Myślałem, że krew mnie zaleje. Z nerwów trzasnąłem ręką w stół, co zdarza mi się naprawdę rzadko, bo z reguły jestem bardzo spokojnym i panującym nad sobą człowiekiem. Wyjątki stanowią sytuację, kiedy to moje dzieci wytrącają mnie z równowagi.
- Spaliłeś skręta?! - wydarłem się.
Franek przestraszył się. Przeniósł się na kolana Danieli.

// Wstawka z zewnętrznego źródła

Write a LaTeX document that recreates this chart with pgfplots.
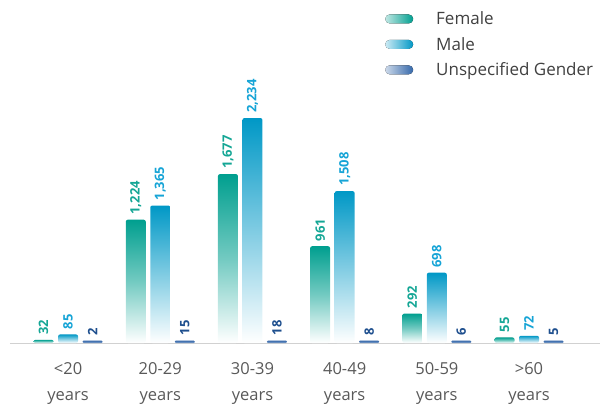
\documentclass[border=0pt]{standalone}
\usepackage{pgfplots}
\pgfplotsset{compat=1.18}
\usepackage{fontspec}
\setmainfont{Open Sans}

\definecolor{fem}{HTML}{009F8F}
\definecolor{mal}{HTML}{0098C6}
\definecolor{uns}{HTML}{3568AA}
\definecolor{femtxt}{HTML}{14A695}
\definecolor{maltxt}{HTML}{16A4D6}
\definecolor{unstxt}{HTML}{1E4F8E}

% one addplot per bar, so that every bar gets its own gradient
\pgfplotsset{
  fbar/.style={draw=none, top color=fem, bottom color=white, middle color=fem!55!white,
    rounded corners=2pt, bar shift=-24.5pt,
    every node near coord/.append style={text=femtxt},
    legend image code/.code={\fill[rounded corners=4.5pt, left color=fem!25!white, right color=fem] (0pt,-4.5pt) rectangle (28pt,4.5pt);}},
  mbar/.style={draw=none, top color=mal, bottom color=white, middle color=mal!50!white,
    rounded corners=2pt, bar shift=0pt,
    every node near coord/.append style={text=maltxt},
    legend image code/.code={\fill[rounded corners=4.5pt, left color=mal!20!white, right color=mal] (0pt,-4.5pt) rectangle (28pt,4.5pt);}},
  ubar/.style={draw=none, top color=uns, bottom color=uns!60!white,
    rounded corners=1pt, bar shift=24.5pt,
    y filter/.expression={max(y,24)}, point meta=rawy,
    every node near coord/.append style={text=unstxt},
    legend image code/.code={\fill[rounded corners=4.5pt, left color=uns!25!white, right color=uns] (0pt,-4.5pt) rectangle (28pt,4.5pt);}},
}

\begin{document}
\begin{tikzpicture}
\path[use as bounding box] (-10pt,-62pt) rectangle (602pt,343pt);
\begin{axis}[
    scale only axis,
    width=590pt, height=343pt,
    xmin=-0.63, xmax=5.77,
    ymin=0, ymax=3406,
    axis y line=none,
    axis x line*=bottom,
    axis line style={draw=black!18, line width=0.8pt},
    xtick={0,...,5},
    xticklabels={{<20\\years},{20-29\\years},{30-39\\years},{40-49\\years},{50-59\\years},{>60\\years}},
    major tick length=0pt,
    xticklabel style={align=center, font=\fontsize{16.5}{26}\selectfont, text=black!65, yshift=-16pt},
    ybar, bar width=20pt,
    nodes near coords,
    /pgf/number format/assume math mode=true,
    every node near coord/.append style={rotate=90, anchor=west, inner xsep=5pt, inner ysep=0pt,
        font=\bfseries\fontsize{13}{13}\selectfont},
    legend cell align=left,
    legend style={at={(0.6305,0.978)}, anchor=north west, draw=none, fill=none,
        font=\fontsize{17}{17}\selectfont, text=black!75, row sep=7pt,
        /tikz/every odd column/.append style={column sep=21pt}},
]

\addplot[fbar] coordinates {(0,32)};
\addplot[mbar] coordinates {(0,85)};
\addplot[ubar] coordinates {(0,2)};

\addplot[fbar, forget plot] coordinates {(1,1224)};
\addplot[fbar, forget plot] coordinates {(2,1677)};
\addplot[fbar, forget plot] coordinates {(3,961)};
\addplot[fbar, forget plot] coordinates {(4,292)};
\addplot[fbar, forget plot] coordinates {(5,55)};

\addplot[mbar, forget plot] coordinates {(1,1365)};
\addplot[mbar, forget plot] coordinates {(2,2234)};
\addplot[mbar, forget plot] coordinates {(3,1508)};
\addplot[mbar, forget plot] coordinates {(4,698)};
\addplot[mbar, forget plot] coordinates {(5,72)};

\addplot[ubar, forget plot] coordinates {(1,15)};
\addplot[ubar, forget plot] coordinates {(2,18)};
\addplot[ubar, forget plot] coordinates {(3,8)};
\addplot[ubar, forget plot] coordinates {(4,6)};
\addplot[ubar, forget plot] coordinates {(5,5)};

\legend{Female, Male, Unspecified Gender}
\end{axis}
\end{tikzpicture}
\end{document}
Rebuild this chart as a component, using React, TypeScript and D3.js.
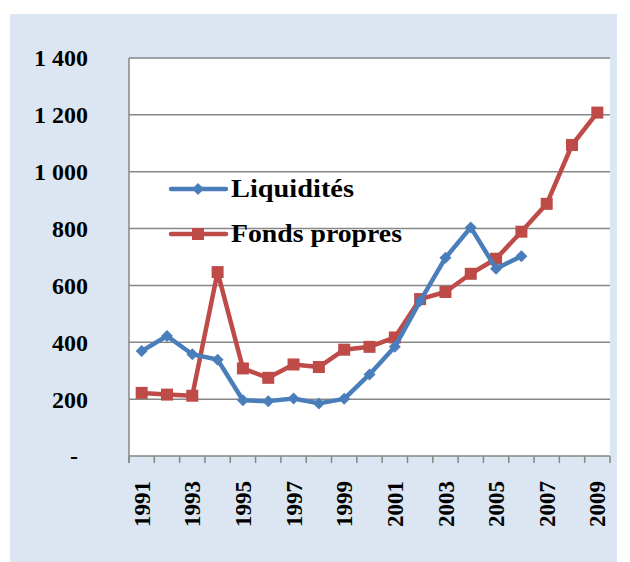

Również Agatka i Jasiu spojrzeli na mnie ze strachem.
- Szymon, uspokój się. Nikodem, nigdy więcej tego nie zrobisz, prawda? - odezwała się Daniela.
- Tak... Nigdy więcej - szepnął mój najstarszy syn. - Przepraszam.
Nie wiedziałem, co powiedzieć. Próbowałem zebrać myśli. Wówczas w salonie pojawił się Marcel. Chłopak odtworzył lodówkę.
- Jest mleko? - zapytał.
Lusia podniosła Franka z kolan i podeszła do Marcela, by pokazać mu, gdzie w tym domu od lat trzyma się mleko.
- Co tu taka cisza? Ktoś kogoś zabił? - odezwał się Marcel. Żartowniś.
- Tata chce zabić Nikusia - szepnęła Agatka.
- Tata nie chce nikogo zabić - odezwałem się. - Marcel, siadaj do stołu, bo za chwilę wyjeżdżamy. Lusia, pojedziesz dzisiaj swoim autem, co? Chcę zabrać naszą dorosłą młodzież na wycieczkę.
Lusia niechętnie pokiwała głową, a kolei Marcel spojrzał na Nikodema, wskazał na niego palcem, po czym wybuchnął śmiechem.
- Nie mów, że przyznałeś się ojcu do tego, że spaliłeś skręta?! - krzyknął trzymając się ze śmiechu za brzuch. Faktycznie, zabawne...
- Marcel, nie jest ci przypadkiem za wesoło? - odezwałem się do niego.
- Nie, skąd! Szok, normalnie. Niko, po co mówiłeś o tym tacie? Przecież wiesz, że ja bym cię nie wydał, bo nie jestem kapusiem, a ty sam na siebie wyrok wydałeś... Nie mogę z ciebie, Niko.
- Dobra, weź stul mordę - odezwał się Nikodem, na co Marcel ponownie parsknął śmiechem.
- To my już może faktycznie zaczniemy się zbierać. Marcel, zaniesiesz plecak Agatki do auta.
- Spoko! - zaśmiał się.
Nikodem wstał od stołu. Poszedł do łazienki. Lusia zaprowadziła maluchów na korytarz.
Małe dzieci - mały kłopot, duże dzieci - duży kłopot. Dopiero zaczynam rozumieć potęgę znaczenia tych słów.